Jon Sasaki, Microbes Swabbed from a Palette Used by Tom Thomson, 2013, digital print, 38 1/4 x 38 1/4”.


Jon Sasaki

Jessica Bradley Gallery | Dundas West
1450 Dundas West
January 12 - March 16

Jon Sasaki has perfected the persona of the eternally optimistic everyman in his video and performance works over the past several years. In his latest exhibition, he turns his conceptually inflected wit to the messy particulate matter that underpins the Canadian obsession with the landscape, unearthing both its lyricism and its bathos.

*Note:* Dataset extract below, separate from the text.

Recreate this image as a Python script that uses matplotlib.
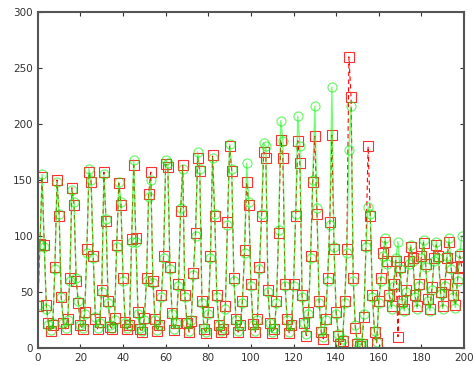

A suite of three large-scale photographs anchors the exhibition, which comprises painting, photography, sculpture, and video projects. Documenting bacterial cultures that the artist grew in petri dishes from swabs of the palettes once used by Group of Seven painters, the images materialize the otherwise invisible life forms that cling to these historical artifacts. The shapes that result from Sasaki’s simple experiment—in mossy greens, milky whites, and buttercup yellows—uncannily resemble the same forms and hues favored by those twentieth-century painters. Microbes Swabbed from a Palette Used by Tom Thomson, 2013, evokes the delicate, crystalline structure of a snowflake, for instance, while at the center of Microbes Swabbed from a Palette Used by Frederick Varley, 2013, is the unmistakable form of an elongated leaf.

This tension between idealized natural forms and their gritty materiality continues in a pair of works in the center of the gallery. In We Are Made of Star Stuff, 2012, Sasaki re-creates the night sky by lobbing “spitballs” of white confetti onto a black swatch of the ceiling, bits of which come loose and flutter to the ground throughout the course of the exhibition. On the floor nearby, displayed on an old tube television tilted so that it “looks” up at the stars overhead, the video Interactions, 2013, documents the artist overturning rocks on a recent trip to Tasmania, tracking the reactions of insects and worms as they respond to the sudden change in their environment. Like the bacterial cultures, these miniature versions of the cosmos are the products of human intervention and biological chance, recalling a sense of awe and bodily familiarity.